• Challenge
Repeat everything from the first line of the listing below through the line that contains "import plotly.graph_objects as go", exactly. Leave out pictures.

• Collected material
^^^^^^^^^^^^^^^^
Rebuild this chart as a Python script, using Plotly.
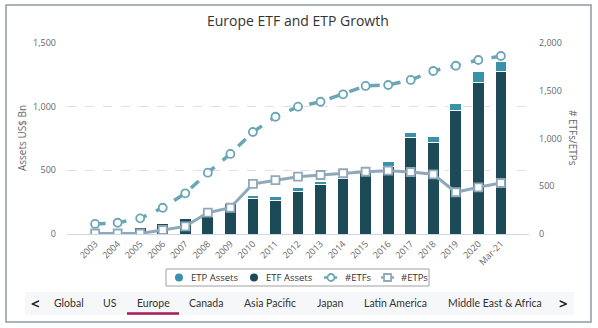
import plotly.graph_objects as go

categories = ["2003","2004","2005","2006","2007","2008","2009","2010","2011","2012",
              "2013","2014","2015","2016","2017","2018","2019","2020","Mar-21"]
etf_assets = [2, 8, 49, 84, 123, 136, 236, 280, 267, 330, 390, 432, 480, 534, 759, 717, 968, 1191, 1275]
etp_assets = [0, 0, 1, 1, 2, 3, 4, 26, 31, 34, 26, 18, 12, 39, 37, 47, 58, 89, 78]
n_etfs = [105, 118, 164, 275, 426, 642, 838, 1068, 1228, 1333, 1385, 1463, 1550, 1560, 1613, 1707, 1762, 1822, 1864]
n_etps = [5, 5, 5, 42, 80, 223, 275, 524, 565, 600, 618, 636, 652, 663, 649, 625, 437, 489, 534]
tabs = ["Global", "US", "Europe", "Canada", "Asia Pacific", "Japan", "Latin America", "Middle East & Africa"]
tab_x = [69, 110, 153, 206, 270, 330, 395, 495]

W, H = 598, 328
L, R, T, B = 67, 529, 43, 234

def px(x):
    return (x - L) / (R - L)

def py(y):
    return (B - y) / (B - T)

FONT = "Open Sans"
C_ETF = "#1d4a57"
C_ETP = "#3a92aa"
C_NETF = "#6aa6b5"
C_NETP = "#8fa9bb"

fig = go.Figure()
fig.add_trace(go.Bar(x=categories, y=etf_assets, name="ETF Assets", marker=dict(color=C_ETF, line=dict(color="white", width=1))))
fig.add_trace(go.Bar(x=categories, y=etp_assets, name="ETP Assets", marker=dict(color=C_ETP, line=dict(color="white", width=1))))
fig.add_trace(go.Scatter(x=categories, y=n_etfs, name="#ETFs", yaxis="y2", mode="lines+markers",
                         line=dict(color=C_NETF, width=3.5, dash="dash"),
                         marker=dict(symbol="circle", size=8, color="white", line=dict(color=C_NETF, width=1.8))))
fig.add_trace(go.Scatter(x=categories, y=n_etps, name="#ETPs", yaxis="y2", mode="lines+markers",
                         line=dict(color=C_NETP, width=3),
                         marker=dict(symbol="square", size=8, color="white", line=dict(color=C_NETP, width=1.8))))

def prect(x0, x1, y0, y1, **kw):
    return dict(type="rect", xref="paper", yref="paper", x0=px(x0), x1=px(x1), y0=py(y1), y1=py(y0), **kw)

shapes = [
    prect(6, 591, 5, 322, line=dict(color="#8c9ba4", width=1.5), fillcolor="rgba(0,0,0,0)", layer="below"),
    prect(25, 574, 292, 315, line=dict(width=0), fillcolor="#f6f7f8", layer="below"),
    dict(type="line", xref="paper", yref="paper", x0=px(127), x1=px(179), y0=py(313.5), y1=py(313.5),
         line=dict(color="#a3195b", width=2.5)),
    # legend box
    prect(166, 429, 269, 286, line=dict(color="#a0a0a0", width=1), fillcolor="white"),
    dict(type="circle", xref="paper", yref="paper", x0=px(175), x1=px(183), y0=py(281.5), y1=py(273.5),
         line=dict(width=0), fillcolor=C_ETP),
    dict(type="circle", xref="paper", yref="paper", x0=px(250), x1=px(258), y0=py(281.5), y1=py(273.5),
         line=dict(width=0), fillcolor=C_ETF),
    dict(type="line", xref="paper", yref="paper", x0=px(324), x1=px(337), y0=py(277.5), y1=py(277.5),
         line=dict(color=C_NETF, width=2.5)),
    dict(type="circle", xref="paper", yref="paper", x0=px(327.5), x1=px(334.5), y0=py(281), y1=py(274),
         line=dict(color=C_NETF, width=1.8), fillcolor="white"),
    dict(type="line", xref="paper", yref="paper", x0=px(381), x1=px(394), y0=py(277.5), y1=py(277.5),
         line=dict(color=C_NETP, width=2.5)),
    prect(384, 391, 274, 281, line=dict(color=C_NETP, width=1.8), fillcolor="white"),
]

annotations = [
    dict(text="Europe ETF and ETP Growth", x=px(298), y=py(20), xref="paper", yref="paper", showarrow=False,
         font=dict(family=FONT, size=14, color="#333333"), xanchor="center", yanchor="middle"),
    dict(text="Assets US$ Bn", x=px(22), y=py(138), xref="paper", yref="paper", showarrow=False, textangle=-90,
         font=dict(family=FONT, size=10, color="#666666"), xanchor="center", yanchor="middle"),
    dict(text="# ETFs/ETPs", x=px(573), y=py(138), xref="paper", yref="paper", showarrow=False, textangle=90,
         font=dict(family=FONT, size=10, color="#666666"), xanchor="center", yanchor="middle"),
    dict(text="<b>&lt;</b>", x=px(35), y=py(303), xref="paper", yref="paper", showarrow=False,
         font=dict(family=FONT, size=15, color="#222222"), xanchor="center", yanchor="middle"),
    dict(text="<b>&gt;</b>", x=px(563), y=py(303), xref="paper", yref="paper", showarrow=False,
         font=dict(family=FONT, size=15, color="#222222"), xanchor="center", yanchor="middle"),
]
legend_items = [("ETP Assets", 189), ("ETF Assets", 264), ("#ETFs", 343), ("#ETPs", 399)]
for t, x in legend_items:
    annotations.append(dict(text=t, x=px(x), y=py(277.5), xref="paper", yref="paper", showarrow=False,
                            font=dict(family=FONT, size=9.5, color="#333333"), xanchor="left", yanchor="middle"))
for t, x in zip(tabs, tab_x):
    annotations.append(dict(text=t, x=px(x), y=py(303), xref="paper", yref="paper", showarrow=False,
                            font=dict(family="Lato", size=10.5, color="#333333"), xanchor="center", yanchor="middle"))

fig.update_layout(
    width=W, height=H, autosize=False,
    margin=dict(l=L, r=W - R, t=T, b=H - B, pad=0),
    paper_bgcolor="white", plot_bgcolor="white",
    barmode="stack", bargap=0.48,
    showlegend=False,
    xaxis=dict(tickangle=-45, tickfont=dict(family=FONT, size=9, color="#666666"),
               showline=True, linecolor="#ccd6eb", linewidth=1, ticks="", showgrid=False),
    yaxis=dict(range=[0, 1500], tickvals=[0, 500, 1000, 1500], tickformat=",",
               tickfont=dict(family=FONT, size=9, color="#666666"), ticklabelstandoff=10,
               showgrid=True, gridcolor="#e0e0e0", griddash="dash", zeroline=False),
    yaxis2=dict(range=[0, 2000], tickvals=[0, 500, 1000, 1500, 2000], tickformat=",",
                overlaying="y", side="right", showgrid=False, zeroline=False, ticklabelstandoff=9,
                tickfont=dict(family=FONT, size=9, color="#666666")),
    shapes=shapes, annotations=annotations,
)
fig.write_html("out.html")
^^^^^^^^^^^^^^^^
• Finished task
Rebuild this chart as a Python script, using Plotly.
import plotly.graph_objects as go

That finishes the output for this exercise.